Location 3: The Corn Exchange clock
In The Uncommercial Traveller, Dickens wrote how he had once supposed this to be "the finest clock in the world; whereas it now turned out to be as inexpressive, moon-faced, and weak a clock as ever I saw"

Location 4: Six Poor Travellers House
Dickens wrote his short story "The Seven Poor Travellers" about this 16th-century charity house, which still serves as a working almshouse.

Location 5: 150-4 High Street
In Great Expectations, "Mr Pumblechook's premises in the High Street of the market town, were of a peppercorny and farinaceous character, as the premises of a cornchandler and seedsman should be..."

Location 6: Restoration House
The building on which Dickens based Miss Havisham's Satis House, in Great Expectations.

Location 7: Minor Canon Row, Rochester Cathedral
In The Mystery of Edwin Drood, Dickens used Rochester as a character, disguised as Cloisterham.

Location 8: Eastgate House & Swiss Chalet
The Swiss chalet was given to Dickens by a French actor friend. He used it as a writing study, and it was where he wrote his last words.

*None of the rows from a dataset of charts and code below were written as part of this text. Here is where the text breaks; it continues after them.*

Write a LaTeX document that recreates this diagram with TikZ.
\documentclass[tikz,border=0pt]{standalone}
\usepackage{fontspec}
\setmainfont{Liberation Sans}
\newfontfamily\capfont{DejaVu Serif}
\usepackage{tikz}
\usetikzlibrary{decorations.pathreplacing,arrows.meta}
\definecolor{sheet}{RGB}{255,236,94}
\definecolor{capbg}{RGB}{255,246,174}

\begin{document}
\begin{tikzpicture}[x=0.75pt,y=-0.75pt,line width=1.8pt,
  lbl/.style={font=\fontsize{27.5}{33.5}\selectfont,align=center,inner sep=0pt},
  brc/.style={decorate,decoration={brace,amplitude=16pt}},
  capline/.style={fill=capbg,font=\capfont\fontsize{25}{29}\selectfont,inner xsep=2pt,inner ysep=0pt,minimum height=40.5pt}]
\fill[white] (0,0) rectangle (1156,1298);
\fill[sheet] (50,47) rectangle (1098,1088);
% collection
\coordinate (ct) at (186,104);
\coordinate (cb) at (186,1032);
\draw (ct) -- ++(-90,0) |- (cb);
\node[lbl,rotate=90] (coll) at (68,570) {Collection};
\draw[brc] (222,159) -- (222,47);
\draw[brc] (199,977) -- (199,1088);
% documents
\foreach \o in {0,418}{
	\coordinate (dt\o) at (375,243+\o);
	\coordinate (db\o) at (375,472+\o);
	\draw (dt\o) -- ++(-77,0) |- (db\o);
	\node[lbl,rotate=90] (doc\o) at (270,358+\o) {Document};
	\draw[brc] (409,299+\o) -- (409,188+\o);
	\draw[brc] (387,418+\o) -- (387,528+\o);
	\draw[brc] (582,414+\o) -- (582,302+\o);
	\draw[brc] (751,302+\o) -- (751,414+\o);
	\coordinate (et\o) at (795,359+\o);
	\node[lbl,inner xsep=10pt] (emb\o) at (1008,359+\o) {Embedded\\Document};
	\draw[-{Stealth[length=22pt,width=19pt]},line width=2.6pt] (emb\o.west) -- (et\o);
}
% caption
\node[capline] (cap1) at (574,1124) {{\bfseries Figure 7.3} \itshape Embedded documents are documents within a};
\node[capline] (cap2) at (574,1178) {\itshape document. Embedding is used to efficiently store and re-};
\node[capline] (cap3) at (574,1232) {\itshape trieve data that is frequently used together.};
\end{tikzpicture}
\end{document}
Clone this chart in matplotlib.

Location 9: The Royal Theatre
The theatre, now lightly disguised as a Conservative Club and Function Rooms. Dickens's childhood visits to performances here made a big impact on him.

Location 10: Rochester railway station
In Dullborough Town, a thinly disguised portrait of Rochester, Dickens writes about the coming railways and his sense of the dehumanisation that had come with the accelerated mobility of life, of industrialisation.